The piece reveals, accidentally, the impossible bind women were caught in then and still are now. The article bent over backward to distinguish Bessette from lesser women — those who, dazzled by Kennedy, "just can't talk one way or another around him," according to a friend of both bride and groom. Bessette, by contrast, "is very strong-minded and very decisive." In a man, these qualities (decisiveness, the ability to hold one's own) read as strength. In a woman, they are understood as manipulation.
Notice the assumption that a woman must be magnetic and smart to land a man — but that those same qualities make her dangerous.
Assumption 2: Gold-diggers are basically sluts in disguise
The insidious secondary message is that there is no “good woman.” There is only a woman who is better at performing goodness than you are.
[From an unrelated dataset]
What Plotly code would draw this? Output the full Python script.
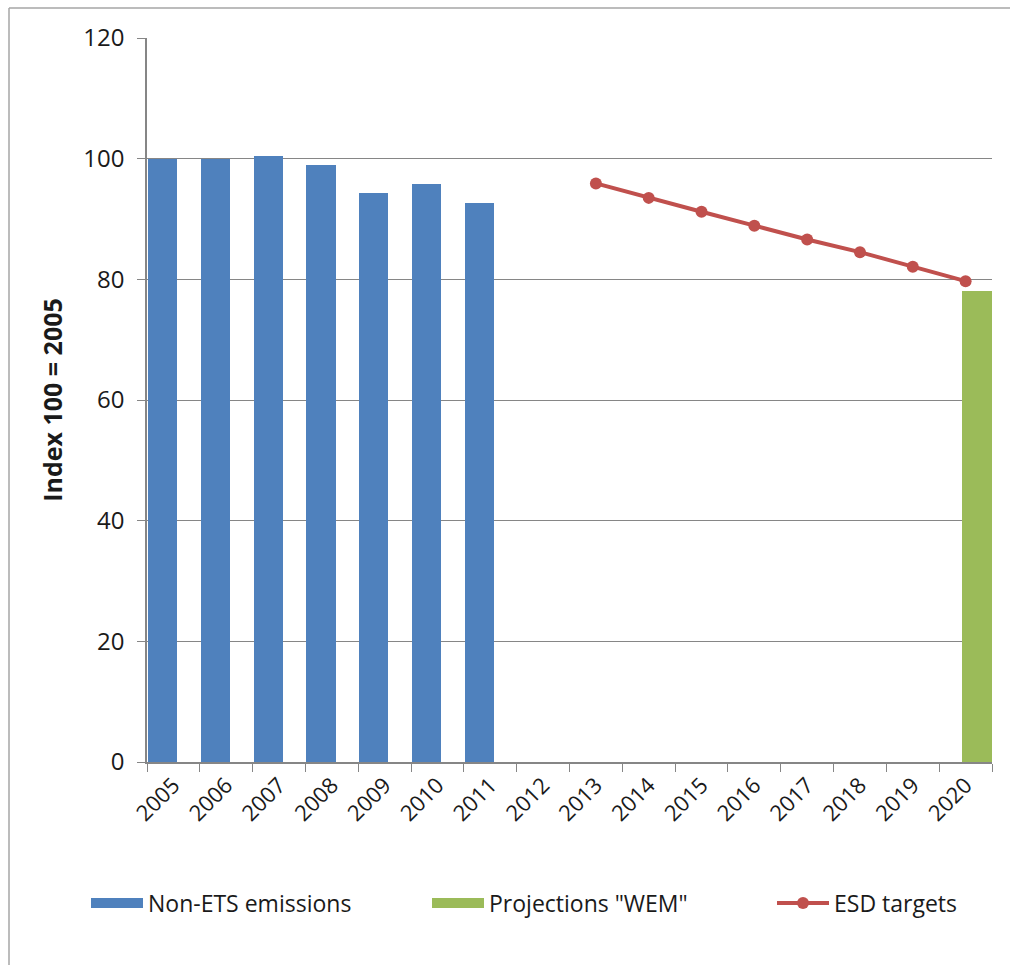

Bessette "knew how to disappear; she knew how to drive him nuts,” said “one person in the couple’s orbit.” When he seemed less than committed, she went off with other men to play on his ego. In the words of “an observer,” she was "cunning that way."
Bessette performed femininity perfectly. She made herself physically appealing and played hard to get. Equally important, she made her performance look effortless and uncontrived. By portraying her as a woman who held all the cards and operated them with cool precision, the article obscured the actual power dynamics at play. This article positioned Bessette as the one with power; she was a seductress who had cracked the code and figured out how to wrap Kennedy around her finger.
But who actually held structural power in this relationship? The sources in the Mead article suggested Bessette was genuinely formidable. Fine. But Kennedy was still one of the most famous, wealthy, and obsessed-over men in the country. He could, as one source noted, “basically order it up.” The portrayal of Bessette as a powerful schemer is a sexist fantasy.
Other women, according to Mead’s sources, were less "cunning," less "deft," less able to perform effortless femininity. Bessette was attractive to Kennedy, according to Mead, because she was excellent at making him feel like he was the one doing the choosing. A woman who fails to hide her efforts, who comes across as seeking attention, whose blouse is cut a tad too low and whose hem is a touch too high, is a member of a lesser class.
This is also, of course, a story about social class and power. The article's breathless admiration for Bessette's ascent from Calvin Klein salesgirl to "most sought-after woman in America" (in Mead’s words) implied that she was always climbing, always angling. Her career at the fashion house, her famous instinct for personal style, and her sharp opinions during fittings were all filtered through the lens of her ultimate prize: the Kennedy ring.
The double bind I've been describing — perform femininity badly and you're judged; perform femininity well and you're judged — is essentially a white woman's problem, and a privileged one at that. Women of color, and Black women in particular, aren't even invited to the same audition. The stereotypes they're handed have nothing to do with whether they played hard to get or hid their ambition well enough. They're structural, not behavioral. You can't perform your way out of them. I've spent three decades researching and writing about slut-shaming, and the through-line I've observed is that the system punishes all women, but it does not punish them all with the same ferocity.
The real harm of this framing isn't just to Carolyn Bessette's legacy. It is to all women. When women are presumed schemers and manipulators, feminine performance becomes a trap: do it well and you're calculating; do it badly and you're a slut. Every version of womanhood is suspect.
In this telling, men are victims of women who are puppet masters. With New York republishing the article as a companion to a prestige streaming series, it’s still the same story. I was voracious for it in 1996, but now I know it’s a lie. Why do we keep repeating it?